While Argentina still has few financial ties with the world and very little bank credit, contrary to repeated forecasts of doom from orthodox economists, the economy is roaring ahead. Although hit by post-Lehmanism in 2009, when the economy contracted by 2-2.5%, independent economists believe the economy there grew over 6% in 2010.  Tax revenues are rising steeply, and reserves have climbed to $50 billion, thanks to a healthy trade surplus….despite the steady flight of capital from Argentina. Since the 2002 default, Argentine GDP has grown by 79.5%

Is there evidence here that leaving ‘The System’ through force majeur can also be a good thing? Maybe: I am not suggesting that Argentina represents the best-balanced economy in the known Universe. Far from it: there too the central bank has been plundered, and votes bought with crazy expansionist expenditure….more Erdoganomics.

But that’s not the point I’m trying to illustrate. My thesis is that there is life after telling the IMF, the EU and Uncle Tom Goldman to get stuffed. And this is not something a credit-driven version of capitalism wants people to discover.

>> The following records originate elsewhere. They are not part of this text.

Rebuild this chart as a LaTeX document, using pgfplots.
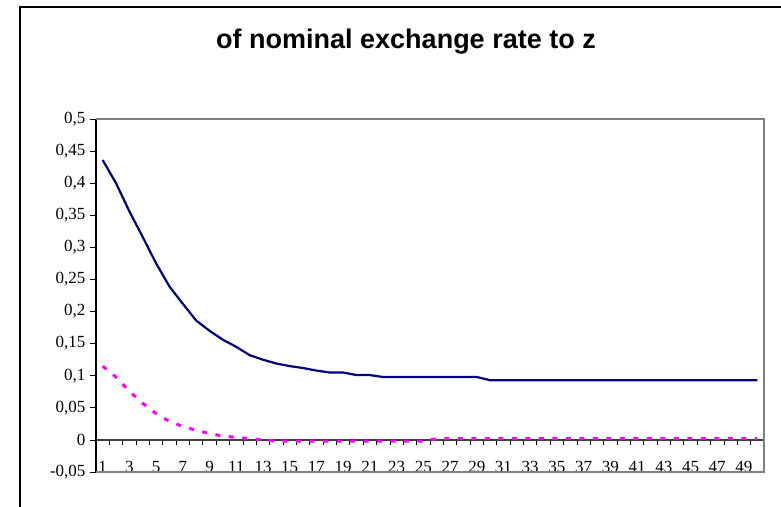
\documentclass[border=0pt]{standalone}
\usepackage{pgfplots}
\pgfplotsset{compat=1.18}
\usepackage{fontspec}
\setmainfont{Liberation Serif}
\newfontfamily\arialfont{Liberation Sans}
\definecolor{navyline}{HTML}{000080}
\definecolor{pinkline}{HTML}{FF00FF}
\definecolor{borderg}{HTML}{808080}
\newcommand\tf{\fontsize{17bp}{19bp}\selectfont}

\pgfplotstableread{
x y
1 0.436
2 0.400
3 0.356
4 0.316
5 0.275
6 0.239
7 0.212
8 0.186
9 0.170
10 0.156
11 0.145
12 0.132
13 0.125
14 0.119
15 0.115
16 0.112
17 0.108
18 0.105
19 0.105
20 0.101
21 0.101
22 0.098
23 0.098
24 0.098
25 0.098
26 0.098
27 0.098
28 0.098
29 0.098
30 0.093
31 0.093
32 0.093
33 0.093
34 0.093
35 0.093
36 0.093
37 0.093
38 0.093
39 0.093
40 0.093
41 0.093
42 0.093
43 0.093
44 0.093
45 0.093
46 0.093
47 0.093
48 0.093
49 0.093
50 0.093
}\navytab

\pgfplotstableread{
x y
1 0.115
2 0.098
3 0.076
4 0.057
5 0.041
6 0.029
7 0.021
8 0.015
9 0.010
10 0.006
11 0.004
12 0.002
13 0.000
14 -0.002
15 -0.002
16 -0.002
17 -0.002
18 -0.002
19 -0.002
20 -0.002
21 -0.002
22 -0.002
23 -0.002
24 -0.002
25 -0.002
26 0.002
27 0.002
28 0.002
29 0.002
30 0.002
31 0.002
32 0.002
33 0.002
34 0.002
35 0.002
36 0.002
37 0.002
38 0.002
39 0.002
40 0.002
41 0.002
42 0.002
43 0.002
44 0.002
45 0.002
46 0.002
47 0.002
48 0.002
49 0.002
50 0.002
}\pinktab

\begin{document}
\begin{tikzpicture}
\useasboundingbox (0,0) rectangle (781bp,507bp);
\fill[white] (0,0) rectangle (781bp,507bp);
\draw[black, line width=1.3bp] (20bp,-20bp) -- (20bp,500bp) -- (820bp,500bp);
\node[font=\arialfont\bfseries\fontsize{27bp}{31bp}\selectfont, anchor=center] at (406bp,465bp) {of nominal exchange rate to z};
\begin{axis}[
  at={(96bp,35bp)}, anchor=south west,
  scale only axis, width=668bp, height=353bp,
  xmin=0.5, xmax=50.5, ymin=-0.05, ymax=0.5,
  axis x line*=middle, axis y line*=left,
  x axis line style={-, draw=black!75, line width=1.2bp},
  y axis line style={-, draw=black, line width=1.3bp},
  xtick={1,3,...,49},
  xticklabel={\tf\pgfmathprintnumber[assume math mode=true]{\tick}},
  minor xtick={0.5,1.5,...,50.5},
  major x tick style={draw=none},
  minor x tick style={draw=black, line width=0.8bp},
  minor tick length=5bp,
  xtick align=outside,
  xticklabel style={anchor=base, yshift=-27bp},
  ytick={-0.05,0,0.05,0.1,0.15,0.2,0.25,0.3,0.35,0.4,0.45,0.5},
  yticklabels={{\tf -0,05},{\tf 0},{\tf 0,05},{\tf 0,1},{\tf 0,15},{\tf 0,2},{\tf 0,25},{\tf 0,3},{\tf 0,35},{\tf 0,4},{\tf 0,45},{\tf 0,5}},
  ytick align=outside,
  major tick length=6bp,
  y tick style={draw=black, line width=0.8bp},
  yticklabel style={xshift=-1bp},
  clip=false,
]
\draw[borderg, line width=1.8bp] (rel axis cs:0,0) -- (rel axis cs:1,0) -- (rel axis cs:1,1) -- (rel axis cs:0,1);
\addplot[navyline, line width=2.2bp, line join=round] table[x=x,y=y] {\navytab};
\addplot[pinkline, line width=3bp, dash pattern=on 5bp off 8.5bp] table[x=x,y=y] {\pinktab};
\end{axis}
\end{tikzpicture}
\end{document}
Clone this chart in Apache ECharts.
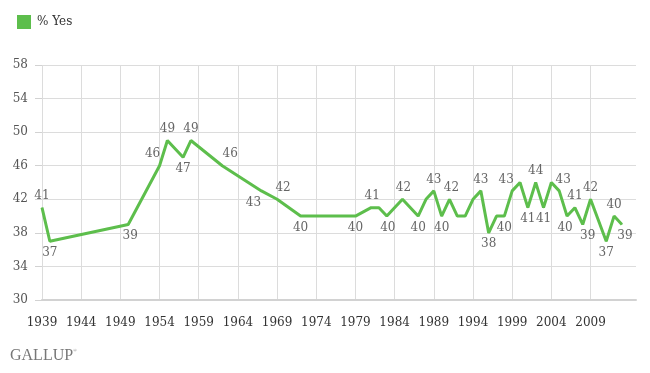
<!DOCTYPE html>
<html>
<head>
<meta charset="utf-8">
<script src="https://cdn.jsdelivr.net/npm/echarts@6/dist/echarts.min.js"></script>
<style>
html,body{margin:0;padding:0;background:#fff;}
#chart{width:650px;height:373px;}
</style>
</head>
<body>
<div id="chart"></div>
<script>
// ---- data ----
const seriesName = '% Yes';
const years = [1939, 1940, 1950, 1954, 1955, 1957, 1958, 1962, 1967, 1969, 1972, 1979, 1981, 1982, 1983, 1985, 1987, 1988, 1989, 1990, 1991, 1992, 1993, 1994, 1995, 1996, 1997, 1998, 1999, 2000, 2001, 2002, 2003, 2004, 2005, 2006, 2007, 2008, 2009, 2011, 2012, 2013];
const values = [41, 37, 39, 46, 49, 47, 49, 46, 43, 42, 40, 40, 41, 41, 40, 42, 40, 42, 43, 40, 42, 40, 40, 42, 43, 38, 40, 40, 43, 44, 41, 44, 41, 44, 43, 40, 41, 39, 42, 37, 40, 39];
const xTicks = [1939, 1944, 1949, 1954, 1959, 1964, 1969, 1974, 1979, 1984, 1989, 1994, 1999, 2004, 2009];
const yTicks = [30, 34, 38, 42, 46, 50, 54, 58];

// ---- label styling (which points carry a value label, and where) ----
const labelPlacement = {
  1939: ['top', 0, 0], 1940: ['bottom', 0, 0], 1950: ['bottom', 2, 0],
  1954: ['top', -7, 0], 1955: ['top', 0, 0], 1957: ['bottom', 0, 0], 1958: ['top', 0, 0],
  1962: ['top', 8, 0], 1967: ['bottom', -8, 0], 1969: ['top', 6, 0], 1972: ['bottom', 0, 0],
  1979: ['bottom', 0, 0], 1981: ['top', 1, 0], 1983: ['bottom', 1, 0], 1985: ['top', 1, 0],
  1987: ['bottom', 0, 0], 1989: ['top', 0, 0], 1990: ['bottom', 0, 0], 1991: ['top', 2, 0],
  1995: ['top', 0, 0], 1996: ['bottom', 0, 0], 1998: ['bottom', 0, 0], 1999: ['top', -6, 0],
  2001: ['bottom', 0, 0], 2002: ['top', 0, 0], 2003: ['bottom', 0, 0], 2005: ['top', 4, 0],
  2006: ['bottom', -2, 0], 2007: ['top', 0, 0], 2008: ['bottom', 5, 0], 2009: ['top', 0, 0],
  2011: ['bottom', 0, 0], 2012: ['top', 0, 0], 2013: ['bottom', 3, 0]
};

const green = '#5dbe4c';
const serif = 'DejaVu Serif';

const seriesData = years.map((y, i) => {
  const p = labelPlacement[y];
  return {
    value: [y, values[i]],
    label: p ? { show: true, position: p[0], offset: [p[1], p[2]] } : { show: false }
  };
});

const chart = echarts.init(document.getElementById('chart'), null, { renderer: 'canvas' });
chart.setOption({
  animation: false,
  backgroundColor: '#ffffff',
  grid: { left: 42, right: 14, top: 65, bottom: 73, containLabel: false },
  legend: {
    show: true,
    left: 12, top: 10,
    icon: 'rect', itemWidth: 14, itemHeight: 14,
    textStyle: { fontFamily: serif, fontSize: 12, color: '#333', padding: [0, 0, 0, 1] },
    data: [seriesName]
  },
  xAxis: {
    type: 'value',
    min: 1939, max: 2014.8, interval: 5,
    axisLine: { show: true, lineStyle: { color: '#d2d2d2', width: 2 } },
    axisTick: { show: false, customValues: xTicks },
    axisLabel: { customValues: xTicks, fontFamily: serif, fontSize: 12, color: '#333', margin: 17, formatter: v => String(v) },
    splitLine: { show: true, lineStyle: { color: '#dcdcdc', width: 1 } }
  },
  yAxis: {
    type: 'value',
    min: 30, max: 58, interval: 4,
    axisLine: { show: false },
    axisTick: { show: true, length: 7, lineStyle: { color: '#d2d2d2' } },
    axisLabel: { fontFamily: serif, fontSize: 12, color: '#555', margin: 14 },
    splitLine: { show: true, lineStyle: { color: '#dcdcdc', width: 1 } }
  },
  series: [{
    name: seriesName,
    type: 'line',
    data: seriesData,
    symbol: 'circle',
    symbolSize: 1,
    itemStyle: { color: green },
    lineStyle: { color: green, width: 3 },
    label: { fontFamily: serif, fontSize: 12, color: '#666', distance: 5, formatter: p => String(p.value[1]) },
    emphasis: { disabled: true }
  }],
  graphic: [
    { type: 'text', left: 10, top: 348, style: { text: 'GALLUP', font: '16px "Liberation Serif"', fill: '#777' } },
    { type: 'text', left: 73, top: 348, style: { text: '\u00AE', font: '5px "Liberation Serif"', fill: '#777' } }
  ]
});
</script>
</body>
</html>
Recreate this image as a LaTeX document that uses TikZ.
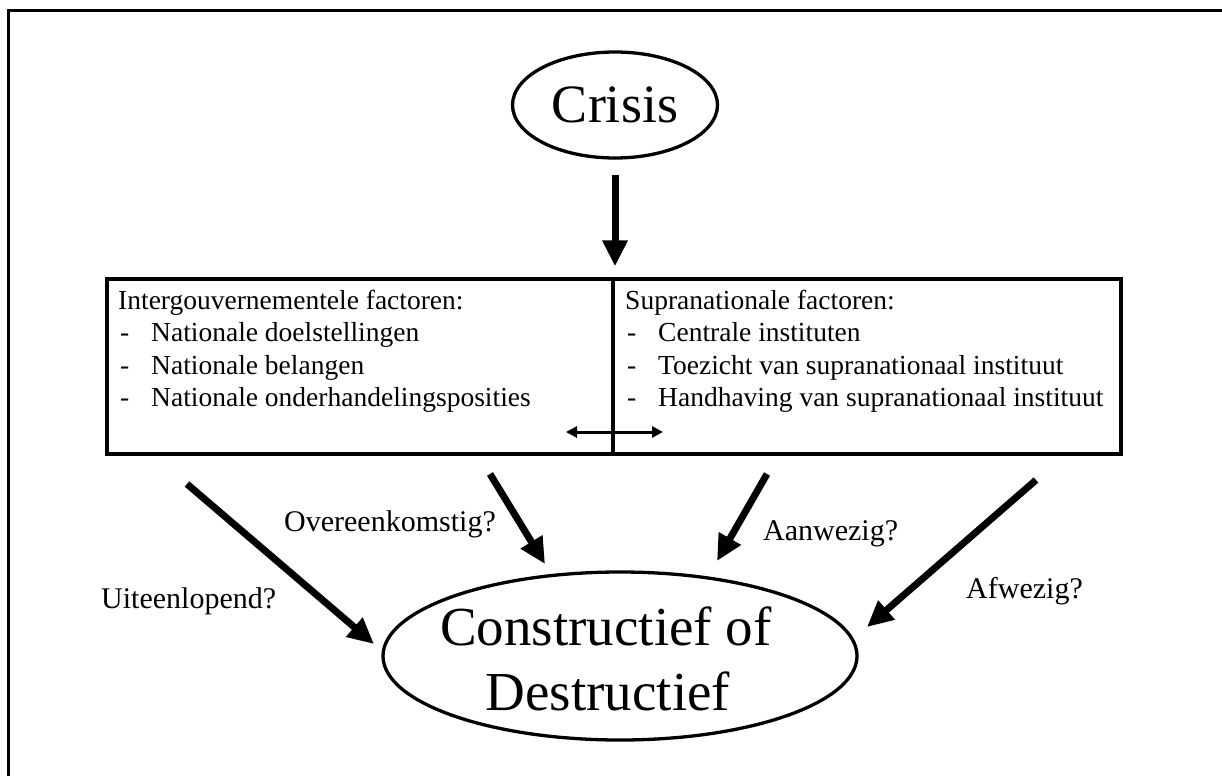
\documentclass[tikz,border=0pt]{standalone}
\usepackage{fontspec}
\setmainfont{Liberation Serif}
\usetikzlibrary{arrows.meta,shapes.geometric}
\begin{document}
\begin{tikzpicture}[x=1pt,y=-1pt,
  frameline/.style={line width=3pt},
  boxline/.style={draw,line width=3.3pt,inner sep=0pt},
  bigarrow/.style={line width=7pt,-{Triangle[length=26pt,width=24pt]}},
  dblarrow/.style={line width=3pt,{Triangle[length=11pt,width=11pt]}-{Triangle[length=11pt,width=11pt]}},
  oval/.style={ellipse,draw,line width=3.3pt,inner sep=0pt},
  txt/.style={anchor=base west,inner sep=0pt,font=\fontsize{27.5}{32}\selectfont},
  lab/.style={anchor=base west,inner sep=0pt,font=\fontsize{30}{34}\selectfont},
  big/.style={anchor=base,inner sep=0pt,font=\fontsize{55}{65}\selectfont}]
\useasboundingbox (0,0) rectangle (1222,776);
% outer frame (cropped)
\draw[frameline] (8,776) -- (8,11) -- (1222,11);
% ellipses
\node[oval,minimum width=205pt,minimum height=106pt,font=\fontsize{54}{60}\selectfont] (crisis) at (615,105) {Crisis};
\node[oval,minimum width=474pt,minimum height=168pt] (outcome) at (620,656) {};
\node[big] (o1) at (606,645) {Constructief of};
\node[big] (o2) at (608,710) {Destructief};
% boxes
\node[boxline,minimum width=506pt,minimum height=175pt] (lbox) at (360,366.5) {};
\node[boxline,minimum width=508pt,minimum height=175pt] (rbox) at (867,366.5) {};
% box texts
\node[txt] (lt) at (118,309) {Intergouvernementele factoren:};
\node[txt] (ld1) at (120,341) {-};
\node[txt] (l1) at (151,341) {Nationale doelstellingen};
\node[txt] (ld2) at (120,374) {-};
\node[txt] (l2) at (151,374) {Nationale belangen};
\node[txt] (ld3) at (120,406) {-};
\node[txt] (l3) at (151,406) {Nationale onderhandelingsposities};
\node[txt] (rt) at (625,309) {Supranationale factoren:};
\node[txt] (rd1) at (627,341) {-};
\node[txt] (r1) at (658,341) {Centrale instituten};
\node[txt] (rd2) at (627,374) {-};
\node[txt] (r2) at (658,374) {Toezicht van supranationaal instituut};
\node[txt] (rd3) at (627,406) {-};
\node[txt] (r3) at (658,406) {Handhaving van supranationaal instituut};
% crisis arrow
\draw[bigarrow,shorten <=15pt,shorten >=11pt] (crisis.south) -- (crisis.south |- rbox.north);
% double arrow
\coordinate (dl) at (566,432);
\coordinate (dr) at (663,432);
\draw[dblarrow] (dl) -- (dr);
% diagonal arrows
\coordinate (a1s) at (187,484);
\coordinate (a1e) at (374,644);
\coordinate (a2s) at (490,474);
\coordinate (a2e) at (545,564);
\coordinate (a3s) at (767,474);
\coordinate (a3e) at (717,561);
\coordinate (a4s) at (1036,480);
\coordinate (a4e) at (867,627);
\draw[bigarrow] (a1s) -- (a1e);
\draw[bigarrow] (a2s) -- (a2e);
\draw[bigarrow] (a3s) -- (a3e);
\draw[bigarrow] (a4s) -- (a4e);
% labels
\node[lab] (l_over) at (284,531) {Overeenkomstig?};
\node[lab] (l_uit) at (101,608) {Uiteenlopend?};
\node[lab] (l_aan) at (763,540) {Aanwezig?};
\node[lab] (l_af) at (966,598) {Afwezig?};
\end{tikzpicture}
\end{document}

Time to draw some conclusions.

There is prima facie evidence presented here to suggest that what is at stake in the seemingly never-ending EU-contagion-global-collapse scenario is not real damage to citizens, social structures or even sovereign success as a trading concern. Rather, the game is one of globalophiles and banking firms terrifying the crap out of everyone such that a precedent is not set: ‘there must be no forgiveness, no welching, and no deviation – otherwise they will see that chicken-licken was wrong’.

The two shibboleths being tested right now are absolute EU power demands obedience; and absolute lender/bondholder power demands repayment. Only a fate consisting of one’s jugular being torn out by wolves awaits those who disobey these diktats.

I would submit that, far from supporting those assertions, history suggests very strongly that they are complete bunk. Perhaps even Henry Ford himself might have delighted in that conclusion.